Yesterday, l’insipide Beatlemania

Yesterday
de Danny Boyle
Comédie, Musical
Avec Himesh Patel, Lily James, Ed Sheeran
Sorti le 26 juin 2019

Cela vous est probablement déjà arrivé. Une chanson, un livre, un film vous parle tellement que, quelque part, vous aimeriez être son auteur. C’est à ce sentiment que fait écho le pitch alléchant de Yesterday, le dernier long-métrage de Danny Boyle : et si les Beatles n’avaient jamais existé, et que toutes leurs chansons restaient encore à faire découvrir à un public qui ne les a jamais écoutées ? L’esprit s’échauffe quant aux possibilités scénaristiques. Mais comme nous le prouve cette comédie romantique en panne d’inspiration, bon concept ne veut pas dire bon film.

Le départ était pourtant prometteur, avec un sympathique protagoniste en la personne de Jack (Himesh Patel, enthousiasmant). Musicien sans succès, que seuls ses amis prennent le temps d’écouter, il s’apprête à ranger sa guitare pour de bon lorsqu’un mystérieux phénomène change sa vie du tout au tout. Pour une inexplicable raison, il se réveille dans un monde où « Yellow Submarine » et « Here Comes The Sun » n’ont jamais vu le jour, et où une recherche Google du mot Beatles n’amène qu’à des images de scarabées. Voyant l’occasion de sortir de son anonymat, il s’approprie les chansons du groupe culte, dont il est le seul à se souvenir.

De là, Yesterday perd de son originalité. Jouant sur le fantasme du succès facile et sur les codes de la comédie romantique, Yesterday nous emporte dans une histoire prévisible, souvent plaisante (le film a le rire généreux), mais peu passionnante. Difficile en effet de s’intéresser à ce héros gentil, et à son grandissant syndrome de l’imposteur (ce qui est plus légitime). La performance vocale et physique de Patel le rend attachant, mais son personnage manque cruellement de relief. Actrice d’un certain talent, Lily James est encore moins bien lotie, puisqu’elle est réduite au rôle ingrat de soupirante en attente. Seule Kate McKinnon tire son épingle du jeu dans le personnage amusant d’une manager sans langue de bois.

Chose déconcertante pour une œuvre en hommage aux Beatles, Yesterday nous dépeint un monde qui semble avoir été peu affecté par l’absence de ce groupe mythique.

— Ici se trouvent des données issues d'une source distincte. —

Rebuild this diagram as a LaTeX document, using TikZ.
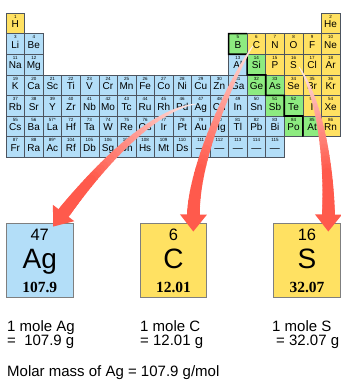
\documentclass[tikz,border=0pt]{standalone}
\usepackage{fontspec}
\setmainfont{Liberation Sans}
\newfontfamily\massfont{Liberation Serif}
\usetikzlibrary{calc}
\definecolor{pblue}{HTML}{B3DEF8}
\definecolor{pylw}{HTML}{FFE162}
\definecolor{pgrn}{HTML}{8DEB80}
\definecolor{arrred}{HTML}{FF5A4C}
\definecolor{cellline}{HTML}{4D5560}
\definecolor{boxline}{HTML}{7F7F7F}
\newcommand\tarrow[5]{%
  \coordinate (#1tip) at #5;
  \coordinate (#1end) at ($(#1tip)!17pt!#4$);
  \path #2 .. controls #3 and #4 .. (#1end)
    \foreach \myi in {0,...,40}{coordinate[pos=\myi/40] (#1p\myi)};
  \foreach \myi in {0,...,39}{
    \pgfmathtruncatemacro\myj{\myi+1}
    \pgfmathsetmacro\myw{0.8+12.2*\myi/40}
    \pgfmathtruncatemacro\mycl{min(100,10+120*\myi/40)}
    \draw[line width=\myw pt, line cap=round, draw=arrred!\mycl!white] (#1p\myi) -- (#1p\myj);
  }
  \fill[arrred] (#1tip) -- ($(#1end)!13.5pt!90:(#1tip)$) -- ($(#1end)!13.5pt!-90:(#1tip)$) -- cycle;
}
\begin{document}
\begin{tikzpicture}[x=1pt,y=-1pt,
  cellbox/.style={draw=cellline, line width=0.5pt, minimum width=18.55pt, minimum height=20.6pt, inner sep=0pt, outer sep=0pt},
  cellnum/.style={font=\fontsize{4.5}{5}\selectfont, inner sep=0pt},
  cellsym/.style={font=\fontsize{10}{12}\selectfont, inner sep=0pt, anchor=base},
  bigbox/.style={draw=boxline, line width=0.8pt, minimum width=66.5pt, minimum height=73.5pt, inner sep=0pt, outer sep=0pt},
  bignum/.style={font=\fontsize{16.5}{18}\selectfont, inner sep=0pt, anchor=base},
  bigsym/.style={font=\fontsize{28}{30}\selectfont, inner sep=0pt, anchor=base},
  bigmass/.style={font=\massfont\bfseries\fontsize{15.5}{17}\selectfont, inner sep=0pt, anchor=base},
  txt/.style={font=\fontsize{15}{18}\selectfont, anchor=base west, inner sep=0pt},
  stair/.style={draw=black, line width=1.6pt, line join=miter}
]
\useasboundingbox (0,0) rectangle (341,384);
\fill[white] (0,0) rectangle (341,384);

\foreach \c/\r/\n/\s/\f in {
  1/1/1/H/pylw, 18/1/2/He/pylw,
  1/2/3/Li/pblue, 2/2/4/Be/pblue, 13/2/5/B/pgrn, 14/2/6/C/pylw, 15/2/7/N/pylw, 16/2/8/O/pylw, 17/2/9/F/pylw, 18/2/10/Ne/pylw,
  1/3/11/Na/pblue, 2/3/12/Mg/pblue, 13/3/13/Al/pblue, 14/3/14/Si/pgrn, 15/3/15/P/pylw, 16/3/16/S/pylw, 17/3/17/Cl/pylw, 18/3/18/Ar/pylw,
  1/4/19/K/pblue, 2/4/20/Ca/pblue, 3/4/21/Sc/pblue, 4/4/22/Ti/pblue, 5/4/23/V/pblue, 6/4/24/Cr/pblue, 7/4/25/Mn/pblue, 8/4/26/Fe/pblue, 9/4/27/Co/pblue, 10/4/28/Ni/pblue, 11/4/29/Cu/pblue, 12/4/30/Zn/pblue, 13/4/31/Ga/pblue, 14/4/32/Ge/pgrn, 15/4/33/As/pgrn, 16/4/34/Se/pylw, 17/4/35/Br/pylw, 18/4/36/Kr/pylw,
  1/5/37/Rb/pblue, 2/5/38/Sr/pblue, 3/5/39/Y/pblue, 4/5/40/Zr/pblue, 5/5/41/Nb/pblue, 6/5/42/Mo/pblue, 7/5/43/Tc/pblue, 8/5/44/Ru/pblue, 9/5/45/Rh/pblue, 10/5/46/Pd/pblue, 11/5/47/Ag/pblue, 12/5/48/Cd/pblue, 13/5/49/In/pblue, 14/5/50/Sn/pblue, 15/5/51/Sb/pgrn, 16/5/52/Te/pgrn, 17/5/53/I/pylw, 18/5/54/Xe/pylw,
  1/6/55/Cs/pblue, 2/6/56/Ba/pblue, 3/6/57*/La/pblue, 4/6/72/Hf/pblue, 5/6/73/Ta/pblue, 6/6/74/W/pblue, 7/6/75/Re/pblue, 8/6/76/Os/pblue, 9/6/77/Ir/pblue, 10/6/78/Pt/pblue, 11/6/79/Au/pblue, 12/6/80/Hg/pblue, 13/6/81/Tl/pblue, 14/6/82/Pb/pblue, 15/6/83/Bi/pblue, 16/6/84/Po/pgrn, 17/6/85/At/pgrn, 18/6/86/Rn/pylw,
  1/7/87/Fr/pblue, 2/7/88/Ra/pblue, 3/7/89*/Ac/pblue, 4/7/104/Rf/pblue, 5/7/105/Db/pblue, 6/7/106/Sg/pblue, 7/7/107/Bh/pblue, 8/7/108/Hs/pblue, 9/7/109/Mt/pblue, 10/7/110/Ds/pblue, 11/7/111/—/pblue, 12/7/112/—/pblue, 13/7/113/—/pblue, 14/7/114/—/pblue, 15/7/115/—/pblue}{
  \node[cellbox, fill=\f] (cell\c-\r) at ({6+(\c-0.5)*18.55},{13+(\r-0.5)*20.6}) {};
  \node[cellnum] (num\c-\r) at ($(cell\c-\r.north)+(0,3.8)$) {\n};
  \node[cellsym] (sym\c-\r) at ($(cell\c-\r.south)+(0,-6)$) {\s};
}

\draw[stair] (cell13-2.north east) -- (cell13-2.north west) -- (cell13-2.south west)
  -- (cell13-2.south east) -- (cell14-3.south west) -- (cell15-4.north west)
  -- (cell15-4.south west) -- (cell16-5.north west) -- (cell16-5.south west)
  -- (cell16-5.south east) -- (cell16-6.south east);

\node[bigbox, fill=pblue] (agbox) at (39.75,260.25) {};
\node[bigbox, fill=pylw] (cbox) at (173.5,260.25) {};
\node[bigbox, fill=pylw] (sbox) at (307,260.25) {};
\foreach \b/\n/\s/\m in {agbox/47/Ag/107.9, cbox/6/C/12.01, sbox/16/S/32.07}{
  \node[bignum] (\b-n) at ($(\b.north)+(0,16.5)$) {\n};
  \node[bigsym] (\b-s) at ($(\b.north)+(0,44.5)$) {\s};
  \node[bigmass] (\b-m) at ($(\b.north)+(0,68.5)$) {\m};
}

\tarrow{ag}{($(cell11-5.center)+(-5,-1.7)$)}{(150,110)}{(95,172)}{($(agbox.north)+(13.5,3)$)}
\tarrow{cc}{($(cell14-2.center)+(-3.5,2)$)}{(235,72)}{(194,160)}{($(cbox.north)+(19.8,8)$)}
\tarrow{ss}{($(cell16-3.center)+(5.5,2.5)$)}{(319,97)}{(329,160)}{($(sbox.north)+(21.3,8)$)}

\node[txt] (t1) at (7,331) {1 mole Ag};
\node[txt] (t2) at (7,345) {=\ \ 107.9 g};
\node[txt] (t3) at (140,331) {1 mole C};
\node[txt] (t4) at (140,345) {= 12.01 g};
\node[txt] (t5) at (272,331) {1 mole S};
\node[txt] (t6) at (276,345) {= 32.07 g};
\node[txt] (t7) at (7,376) {Molar mass of Ag = 107.9 g/mol};
\end{tikzpicture}
\end{document}
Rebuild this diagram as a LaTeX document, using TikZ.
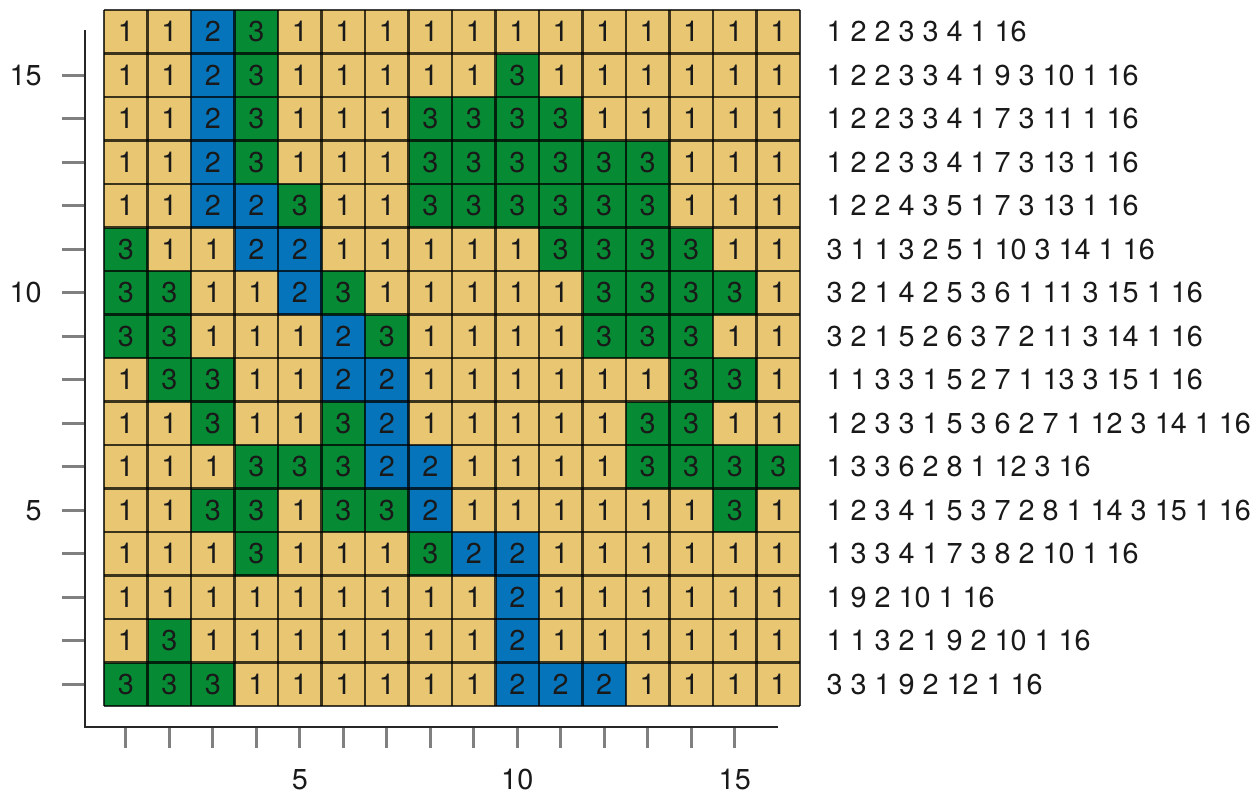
\documentclass[tikz,border=0pt]{standalone}
\usepackage{fontspec}
\setmainfont{TeX Gyre Heros}
\definecolor{sandcol}{RGB}{232,198,114}
\definecolor{bluecol}{RGB}{6,116,186}
\definecolor{greencol}{RGB}{6,138,52}
\tikzset{
  val1/.style={fill=sandcol},
  val2/.style={fill=bluecol},
  val3/.style={fill=greencol},
  gridline/.style={line width=1.4pt, black, opacity=0.74},
  axisline/.style={line width=1pt, black!85},
  tickline/.style={line width=1.4pt, black!50},
  cellnum/.style={font=\fontsize{14.4}{16}\selectfont, text=black!90, inner sep=0pt},
  runtext/.style={anchor=west, inner sep=0pt, font=\fontsize{14.4}{16}\selectfont, text=black!90},
}
\begin{document}
\begin{tikzpicture}[x=21.75pt,y=21.75pt]
			\useasboundingbox (-2.391,-2.046) rectangle (26.506,16.230);
			% cells, row by row, with the run code of each row
			\foreach \r/\vals/\code in {
				16/{1,1,2,3,1,1,1,1,1,1,1,1,1,1,1,1}/{1 2 2 3 3 4 1 16},
				15/{1,1,2,3,1,1,1,1,1,3,1,1,1,1,1,1}/{1 2 2 3 3 4 1 9 3 10 1 16},
				14/{1,1,2,3,1,1,1,3,3,3,3,1,1,1,1,1}/{1 2 2 3 3 4 1 7 3 11 1 16},
				13/{1,1,2,3,1,1,1,3,3,3,3,3,3,1,1,1}/{1 2 2 3 3 4 1 7 3 13 1 16},
				12/{1,1,2,2,3,1,1,3,3,3,3,3,3,1,1,1}/{1 2 2 4 3 5 1 7 3 13 1 16},
				11/{3,1,1,2,2,1,1,1,1,1,3,3,3,3,1,1}/{3 1 1 3 2 5 1 10 3 14 1 16},
				10/{3,3,1,1,2,3,1,1,1,1,1,3,3,3,3,1}/{3 2 1 4 2 5 3 6 1 11 3 15 1 16},
				9/{3,3,1,1,1,2,3,1,1,1,1,3,3,3,1,1}/{3 2 1 5 2 6 3 7 2 11 3 14 1 16},
				8/{1,3,3,1,1,2,2,1,1,1,1,1,1,3,3,1}/{1 1 3 3 1 5 2 7 1 13 3 15 1 16},
				7/{1,1,3,1,1,3,2,1,1,1,1,1,3,3,1,1}/{1 2 3 3 1 5 3 6 2 7 1 12 3 14 1 16},
				6/{1,1,1,3,3,3,2,2,1,1,1,1,3,3,3,3}/{1 3 3 6 2 8 1 12 3 16},
				5/{1,1,3,3,1,3,3,2,1,1,1,1,1,1,3,1}/{1 2 3 4 1 5 3 7 2 8 1 14 3 15 1 16},
				4/{1,1,1,3,1,1,1,3,2,2,1,1,1,1,1,1}/{1 3 3 4 1 7 3 8 2 10 1 16},
				3/{1,1,1,1,1,1,1,1,1,2,1,1,1,1,1,1}/{1 9 2 10 1 16},
				2/{1,3,1,1,1,1,1,1,1,2,1,1,1,1,1,1}/{1 1 3 2 1 9 2 10 1 16},
				1/{3,3,3,1,1,1,1,1,1,2,2,2,1,1,1,1}/{3 3 1 9 2 12 1 16}} {
				\foreach \v [count=\c] in \vals {
					\fill[val\v] (\c-1,\r-1) rectangle (\c,\r);
					\node[cellnum] (c\c-\r) at (\c-0.5,\r-0.5) {\v};
				}
				\node[runtext] (run\r) at (16.6,\r-0.5) {\code};
			}
			\foreach \i in {0,...,16} {
				\draw[gridline] (\i,0) -- (\i,16);
				\draw[gridline] (0,\i) -- (16,\i);
			}
			% axes
			\draw[axisline] (-0.437,15.54) -- (-0.437,-0.483) -- (15.49,-0.483);
			\foreach \i in {1,...,15} {
				\draw[tickline] (\i-0.5,-0.51) -- (\i-0.5,-0.966);
				\draw[tickline] (-0.966,\i-0.5) -- (-0.45,\i-0.5);
			}
			\foreach \i in {5,10,15} {
				\node[cellnum] (xl\i) at (\i-0.5,-1.70) {\i};
				\node[cellnum, anchor=east] (yl\i) at (-1.425,\i-0.5) {\i};
			}
		\end{tikzpicture}
\end{document}
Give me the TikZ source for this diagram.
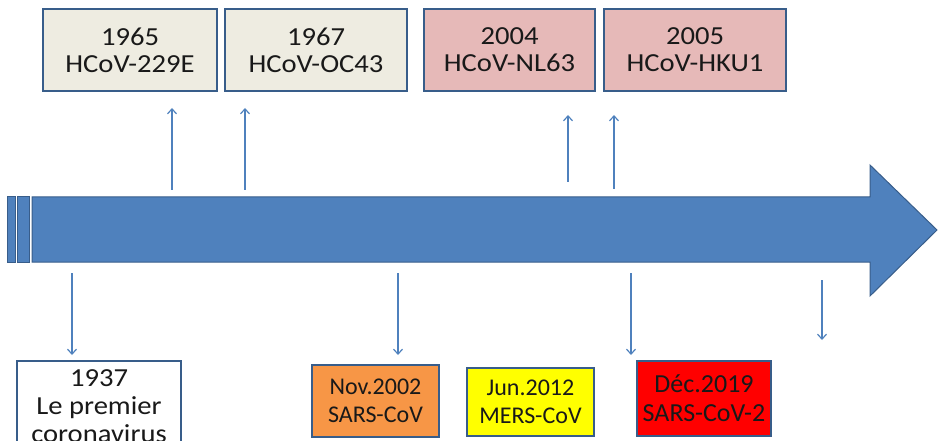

Un clin d’œil à Oasis mis à part (le film n’est pas avare en gags savoureux sur son univers parallèle), le monde sans John, Paul, George et Ringo n’est guère différent de celui qui les a connus. Au final, c’est plus en termes de succès que Yesterday envisage le groupe, dépeignant comment la musique “créée” par Jack suscite une Beatlemania phénoménale, engendrant frénésie médiatique et hordes de fans. Des 17 chansons de leur répertoire reprises par le long-métrage, la plupart font ainsi partie de leur grand succès, choix compréhensible, mais un peu regrettable.

Beaucoup moins acceptable est l’idée que la comparaison contemporaine la plus pertinente avec les Beatles soit… Ed Sheeran (surtout si on est peu friand de sa musique – bonjour, c’est mon cas). Si l’artiste britannique, qui fait une apparition prolongée dans son propre rôle, reconnaît pâlir en comparaison, il est tout de même difficile de ne pas grincer des dents devant cette apparition particulièrement symptomatique de l’aspect commercial du projet.

De l’esprit des Beatles, un message subsiste : celui de la chanson “All You Need Is Love”. Pendant une bonne partie de ses 2 heures, le film tente de nous enseigner l’importance de l’amour que se portent ses deux protagonistes. Sans pour autant nous convaincre : dépourvue de vrais enjeux et de sincérité, leur romance n’est pas de celles qui font chavirer les cœurs. C’est pourtant un expert du genre — Richard Curtis, auteur de Quatre Mariages et un enterrement et Notting Hill — qui est au scénario, mais la bienveillance qui marque tant de ses films ressemble plus ici à de la paresse, gâchant un concept prometteur.